The Sustainable Office – Part 4: Commuting

There are so many reasons to make your commute to work more sustainable, and there are just as many ways to achieve a greener commute. On top of reducing your impact on the environment, greening your commute by walking, cycling, using public transit, or any other method can get you in better shape, save you time and stress, give you time to read or chat, and save you money.

I, for instance, walk to work every day. It’s about 1.6km (1 mile), and it only takes 15-20 minutes. If I am running late, I just hop on a bike and pedal my way to work. It gives me time to relax, enjoy my surroundings, and listen to music before and after each workday. It also gets me a little exercise, which gets the endorphins flowing and helps me work off the entire wheel of cheese I inevitably eat each night.

Living in Paris, using public transportation or walking makes the most sense for me. But no matter what your situation, whether you live in Los Angeles or in a small town, whether your commute is .25 miles or 25 miles, greening your commute can make your workday more enjoyable and save you money. Here are some commuting alternatives:

1. Walk/Cycle

Walking costs next to nothing–all you need are comfortable shoes. Cycling is pretty cheap too–there’s just the initial cost of the bike and little tune ups after that. Combine with these low costs the money you save on gasoline, car maintenance, and the reduced health care costs in the long run due to the exercise you get and I think we have a winner here.

Walking and cycling each day will reduce your blood pressure, improve digestion, and strengthen your bones. You can choose to take the scenic route to work to get more exercise and improve your mental health.

Walking is a good option for those who have commutes of 3km (about 2 miles) or less. Cycling is great for commutes of 5km (3 miles) or even more. In many cases, cycling is actually faster than driving due to avoided traffic and the versatility of the routes you can take.

2. Use public transportation

Public transportation allows you to let someone else deal with the stress of traffic while you just sit there and sleep, read, or chat with your neighbor. Taking the bus, tram, subway, or monorail if you happen to work at Disneyland or live in Springfield is an easy way to reduce the emissions from your commute and you help reduce traffic by taking your vehicle off the road.

Using public transportation will save you money and, in many cases, time. All you have to pay for is the annual pass. In many large cities, using the subway or bus system is much faster than driving in traffic and struggling to find a parking place.

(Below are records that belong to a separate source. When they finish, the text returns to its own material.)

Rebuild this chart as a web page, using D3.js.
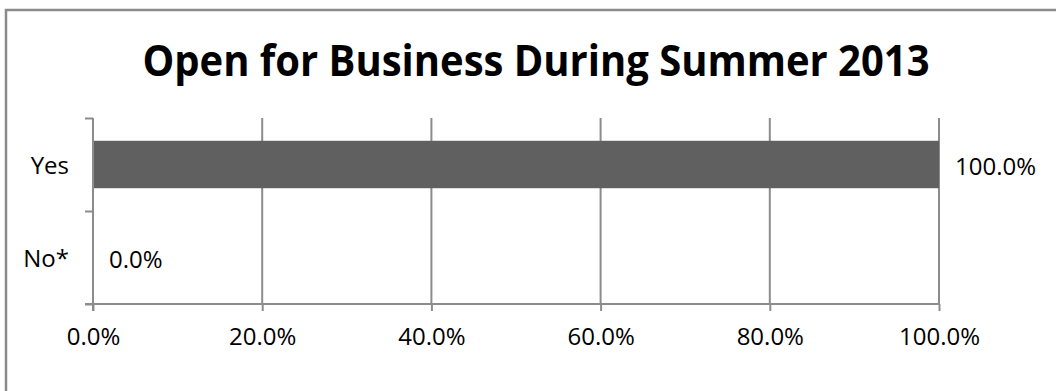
<!DOCTYPE html>
<html>
<head>
<meta charset="utf-8">
<script src="https://cdn.jsdelivr.net/npm/d3@7"></script>
<style>
  body { margin: 0; background: #fff; }
  text { font-family: "Open Sans", "Liberation Sans", sans-serif; fill: #000; }
</style>
</head>
<body>
<div id="chart"></div>
<script>
// data
var categories = ["Yes", "No*"];
var values = [100, 0];
var tickValues = [0, 20, 40, 60, 80, 100];
var title = "Open for Business During Summer 2013";

var W = 1056, H = 391;
var plot = { left: 93, right: 939, top: 118, bottom: 304 };
var gridCol = "#8c8c8c";

var svg = d3.select("#chart").append("svg")
  .attr("width", W)
  .attr("height", H);

// outer frame (only top and left edges visible)
svg.append("rect")
  .attr("x", 6).attr("y", 10)
  .attr("width", W + 20).attr("height", H + 20)
  .attr("fill", "none")
  .attr("stroke", "#8a8a8a")
  .attr("stroke-width", 2.5);

// title
svg.append("text")
  .attr("x", 536).attr("y", 76)
  .attr("text-anchor", "middle")
  .attr("textLength", 787)
  .attr("lengthAdjust", "spacingAndGlyphs")
  .style("font-size", "43px")
  .style("font-weight", "bold")
  .text(title);

// scales
var x = d3.scaleLinear().domain([0, 100]).range([plot.left, plot.right]);
var y = d3.scaleBand().domain(categories).range([plot.top, plot.bottom]);
var yEdge = d3.scaleLinear().domain([0, categories.length]).range([plot.top, plot.bottom]);

// vertical gridlines
svg.append("g")
  .selectAll("line")
  .data(tickValues.slice(1))
  .enter().append("line")
    .attr("x1", function(d) { return x(d); })
    .attr("x2", function(d) { return x(d); })
    .attr("y1", plot.top)
    .attr("y2", plot.bottom)
    .attr("stroke", gridCol)
    .attr("stroke-width", 2);

// bars
var barH = y.bandwidth() * 0.51;
svg.append("g")
  .selectAll("rect")
  .data(categories)
  .enter().append("rect")
    .attr("x", x(0))
    .attr("y", function(d) { return y(d) + (y.bandwidth() - barH) / 2; })
    .attr("width", function(d, i) { return x(values[i]) - x(0); })
    .attr("height", barH)
    .attr("fill", "#606060");

// x axis
var xAxis = svg.append("g")
  .attr("transform", "translate(0," + plot.bottom + ")")
  .call(d3.axisBottom(x)
    .tickValues(tickValues)
    .tickSize(7)
    .tickSizeOuter(0)
    .tickPadding(17)
    .tickFormat(function(d) { return d.toFixed(1) + "%"; }));
xAxis.select(".domain").attr("stroke", gridCol).attr("stroke-width", 2)
  .attr("d", "M" + (plot.left - 8) + ",0H" + plot.right);
xAxis.selectAll(".tick line").attr("stroke", gridCol).attr("stroke-width", 2);
xAxis.selectAll(".tick text")
  .style("font-size", "24px")
  .style("font-family", "'Open Sans', sans-serif");

// y axis (ticks at category edges)
var yAxis = svg.append("g")
  .attr("transform", "translate(" + plot.left + ",0)")
  .call(d3.axisLeft(yEdge)
    .tickValues(d3.range(categories.length + 1))
    .tickSize(8)
    .tickSizeOuter(0)
    .tickFormat(""));
yAxis.select(".domain").attr("stroke", gridCol).attr("stroke-width", 2)
  .attr("d", "M0," + plot.top + "V" + (plot.bottom + 7));
yAxis.selectAll(".tick line").attr("stroke", gridCol).attr("stroke-width", 2);

// category labels
svg.append("g")
  .selectAll("text")
  .data(categories)
  .enter().append("text")
    .attr("x", 69)
    .attr("y", function(d) { return y(d) + y.bandwidth() / 2 + 1; })
    .attr("dy", "0.35em")
    .attr("text-anchor", "end")
    .style("font-size", "24px")
    .text(function(d) { return d; });

// value labels
svg.append("g")
  .selectAll("text")
  .data(categories)
  .enter().append("text")
    .attr("x", function(d, i) { return x(values[i]) + 16; })
    .attr("y", function(d) { return y(d) + y.bandwidth() / 2 + 2; })
    .attr("dy", "0.35em")
    .style("font-size", "24px")
    .text(function(d, i) { return values[i].toFixed(1) + "%"; });
</script>
</body>
</html>
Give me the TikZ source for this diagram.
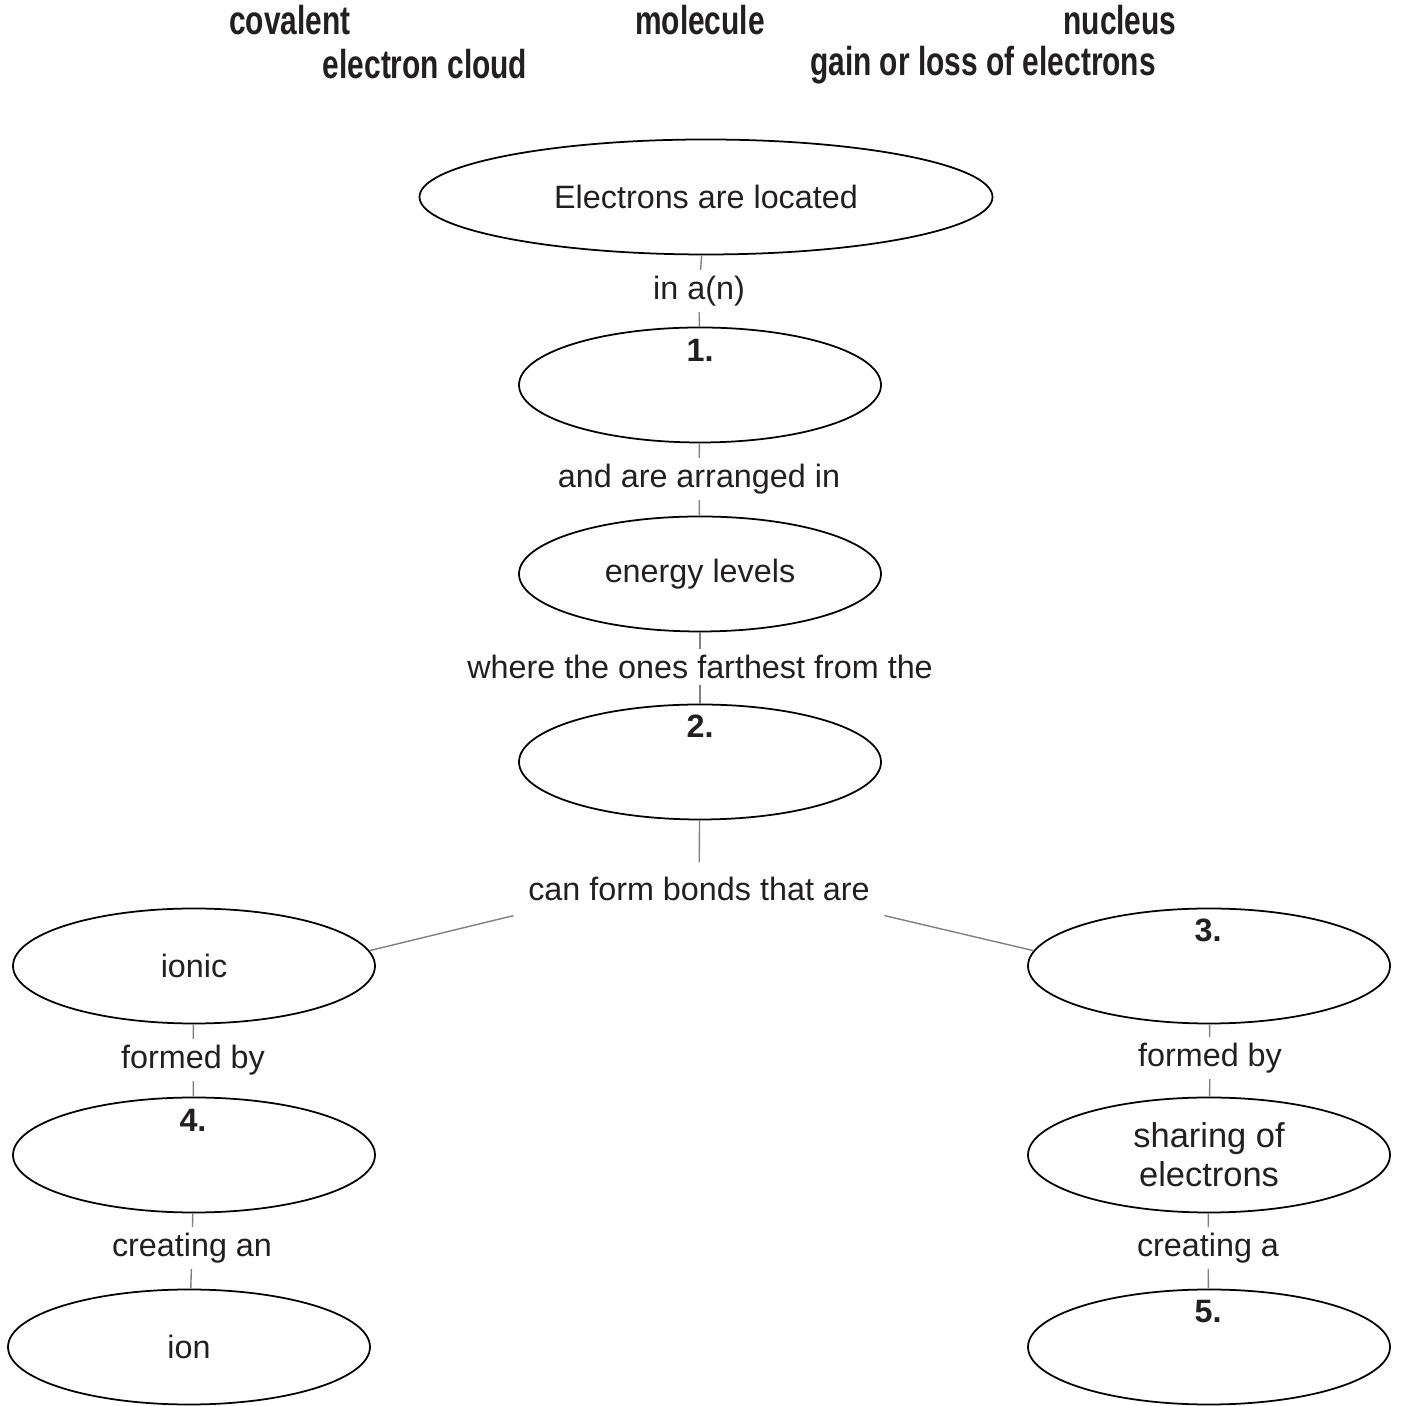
\documentclass[tikz,border=0pt]{standalone}
\usepackage{fontspec}
\setmainfont{Liberation Sans}
\newfontfamily\bankfont[FakeStretch=0.74]{Liberation Sans}
\usetikzlibrary{shapes}
\definecolor{ink}{HTML}{231F20}
\tikzstyle{ov}=[ellipse,draw=black,line width=.5pt,minimum width=3.62cm,minimum height=1.15cm,inner sep=0pt,align=center,text=ink,font=\fontsize{9.2}{11}\selectfont]
\tikzstyle{lnk}=[inner sep=1.5pt,text=ink,font=\fontsize{9.2}{11}\selectfont]
\tikzstyle{num}=[inner sep=0pt,text=ink,font=\fontsize{9.2}{11}\selectfont\bfseries]
\tikzstyle{bank}=[inner sep=0pt,text=ink,font=\bankfont\fontsize{11.5}{13}\selectfont\bfseries]
\tikzstyle{cn}=[draw=gray,line width=.4pt]

\begin{document}
\begin{tikzpicture}
\useasboundingbox (0,0) rectangle (14,14.06);
% word bank
\node[bank] (wcov) at (2.90,13.86) {covalent};
\node[bank] (wmol) at (7.00,13.86) {molecule};
\node[bank] (wnuc) at (11.20,13.86) {nucleus};
\node[bank] (wcloud) at (4.25,13.42) {electron cloud};
\node[bank] (wgain) at (9.83,13.41) {gain or loss of electrons};
% ellipses
\node[ov,minimum width=5.73cm] (eloc) at (7.06,12.09) {Electrons are located};
\node[ov] (e1) at (7.00,10.21) {};
\node[ov] (elev) at (7.00,8.32) {energy levels};
\node[ov] (e2) at (7.00,6.44) {};
\node[ov] (eionic) at (1.94,4.40) {ionic};
\node[ov] (e3) at (12.09,4.40) {};
\node[ov] (e4) at (1.94,2.51) {};
\node[ov,font=\fontsize{9.8}{11.2}\selectfont] (eshare) at (12.09,2.51) {sharing of\\electrons};
\node[ov] (eion) at (1.89,0.59) {ion};
\node[ov] (e5) at (12.09,0.59) {};
% numbers
\node[num] (n1) at (7.00,10.56) {1.};
\node[num] (n2) at (7.00,6.80) {2.};
\node[num] (n3) at (12.08,4.76) {3.};
\node[num] (n4) at (1.93,2.86) {4.};
\node[num] (n5) at (12.08,0.94) {5.};
% linking words
\node[lnk] (lin) at (6.99,11.15) {in a(n)};
\node[lnk] (larr) at (6.99,9.27) {and are arranged in};
\node[lnk] (lwhere) at (7.00,7.39) {where the ones farthest from the};
\node[lnk,inner sep=4pt] (lbond) at (6.99,5.17) {can form bonds that are};
\node[lnk] (lfl) at (1.93,3.46) {formed by};
\node[lnk] (lfr) at (12.10,3.48) {formed by};
\node[lnk] (lcl) at (1.92,1.58) {creating an};
\node[lnk] (lcr) at (12.08,1.58) {creating a};
% connectors
\foreach \a/\b in {eloc/lin,lin/e1,e1/larr,larr/elev,elev/lwhere,lwhere/e2,e2/lbond,
  eionic/lfl,lfl/e4,e4/lcl,lcl/eion,e3/lfr,lfr/eshare,eshare/lcr,lcr/e5}
  \draw[cn] (\a) -- (\b);
\draw[cn] (lbond.south west) -- (eionic.5);
\draw[cn] (lbond.south east) -- (e3.175);
\end{tikzpicture}
\end{document}
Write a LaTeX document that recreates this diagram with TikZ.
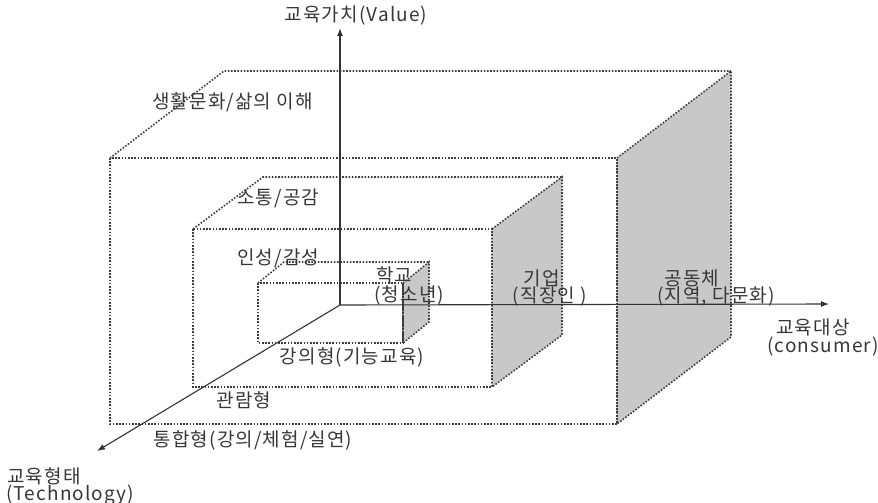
\documentclass[tikz,border=0pt]{standalone}
\usepackage{fontspec}
\setmainfont{Noto Sans CJK KR}[LetterSpace=6]
\usetikzlibrary{arrows.meta}
\definecolor{facegray}{RGB}{200,200,200}
\definecolor{edgegray}{RGB}{60,60,60}
\definecolor{textgray}{RGB}{55,55,55}
\tikzset{dotline/.style={draw=edgegray,line width=1.6pt,dash pattern=on 1.6pt off 1.6pt},
         face/.style={dotline,fill=facegray},
         axis/.style={draw=black!80,line width=1.1pt,-{Latex[length=8pt,width=6pt]}},
         lbl/.style={inner sep=0pt,text=textgray,font=\fontsize{19}{20}\selectfont},
         }
% left, top, right, bottom, depth x, depth y
\newcommand{\openbox}[6]{%
  \path[face] (#3,#2) -- (#3+#5,#2-#6) -- (#3+#5,#4-#6) -- (#3,#4) -- cycle;
  \draw[dotline] (#1,#2) rectangle (#3,#4);
  \draw[dotline] (#1,#2) -- (#1+#5,#2-#6) -- (#3+#5,#2-#6);
}

\begin{document}
\begin{tikzpicture}[x=1pt,y=-1pt]
		\useasboundingbox (0,0) rectangle (878,503);
		% boxes, outer to inner
		\openbox{110}{158}{617}{424}{114}{87}
		\openbox{193}{229}{492}{387}{70}{52}
		\openbox{258}{283}{403}{343}{26}{21}
		% axes
		\coordinate (o) at (340,305);
		\coordinate (vtop) at (340,28);
		\coordinate (xend) at (829,304);
		\coordinate (tend) at (97,451);
		\draw[axis] (o) -- (vtop);
		\draw[axis] (o) -- (xend);
		\draw[axis] (o) -- (tend);
		% labels
		\node[lbl] (value) at (356,16) {교육가치(Value)};
		\node[lbl,anchor=west] (life) at (152,102) {생활문화/삶의 이해};
		\node[lbl,anchor=west] (comm) at (237,198) {소통/공감};
		\node[lbl,anchor=west] (char) at (237,258) {인성/감성};
		\node[lbl,anchor=west] (school) at (376,275) {학교};
		\node[lbl,anchor=west] (schoolsub) at (374,295) {(청소년)};
		\node[lbl] (company) at (542,278) {기업};
		\node[lbl] (companysub) at (550,297) {(직장인 )};
		\node[lbl] (commun) at (692,278) {공동체};
		\node[lbl] (communsub) at (716,297) {(지역, 다문화)};
		\node[lbl] (target) at (813,327) {교육대상};
		\node[lbl] (targetsub) at (823,347) {(consumer)};
		\node[lbl] (lecture) at (352,357) {강의형(기능교육)};
		\node[lbl] (view) at (244,400) {관람형};
		\node[lbl] (integ) at (253,440) {통합형(강의/체험/실연)};
		\node[lbl,anchor=west] (form) at (7,476) {교육형태};
		\node[lbl,anchor=west] (formsub) at (6,495) {(Technology)};
\end{tikzpicture}
\end{document}
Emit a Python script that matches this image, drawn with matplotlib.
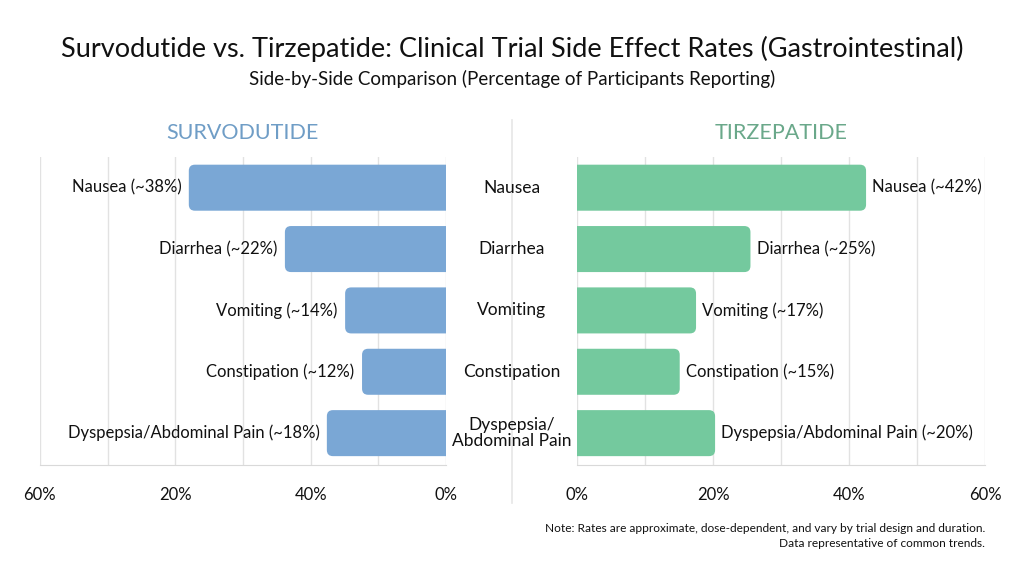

While the availability of public transport differs from area to area, there is almost always a system that can be of use to you. If you have a long commute, check out the local rail system. The Bay Area has Caltrain, which allows people to move up and down the southern peninsula quickly and easily. Even in the relatively rural area where I grew up, there was a bus system that made a few stops in each town near us. In Paris, it is faster and more convenient in almost every situation to use the metro, buses, or public bike system than it is to drive.

3. Carpool

Carpooling is ideal for those who work in the same area as their neighbors or who live near colleagues. It makes the most sense for people with longer commutes who have no transportation options besides driving. Carpooling saves everyone money because you get to split the cost of gas and parking several ways, and you also save emissions by reducing the number of cars on the road. If you drive carefully (accelerate slowly, brake slowly, etc.) you can save even more emissions. It may not be faster than just driving yourself, but you do get an opportunity to relax, read, and get to know people better.

4. Buy a hybrid car

If you are going to carpool, why not buy a hybrid car? It may not be the cheapest option, but if you feel you must commute by car it certainly saves a lot of emissions. Because hybrid cars consume less gas, it may eventually save you money in the long run too.

5. Telecommute

Telecommuting is the best way to save emissions, time, energy, and money in terms of transportation to work. Telecommuting means that you work from home or some other location that is not your office, so you are able to avoid commuting altogether. Thanks to the internet and the 8 million ways to communicate with people these days, working from home is much easier and viable than ever before. Telecommuting can reduce stress by allowing you to have flexible work hours, avoiding rush hour traffic, and working in a more comfortable environment.

How does this relate to employers?

You can encourage green commuting by creating incentives for carpools, covering part of the cost of public transportation for your employees, or providing bike racks, electric car charging stations, and showers at work. Encouraging green commuting among your employees can build camaraderie, increase health and wellness, and lead to happier and more productive employees. Additionally, your organizations carbon footprint will be drastically reduced. While it may cost you money, the intangible returns on this investment can be great.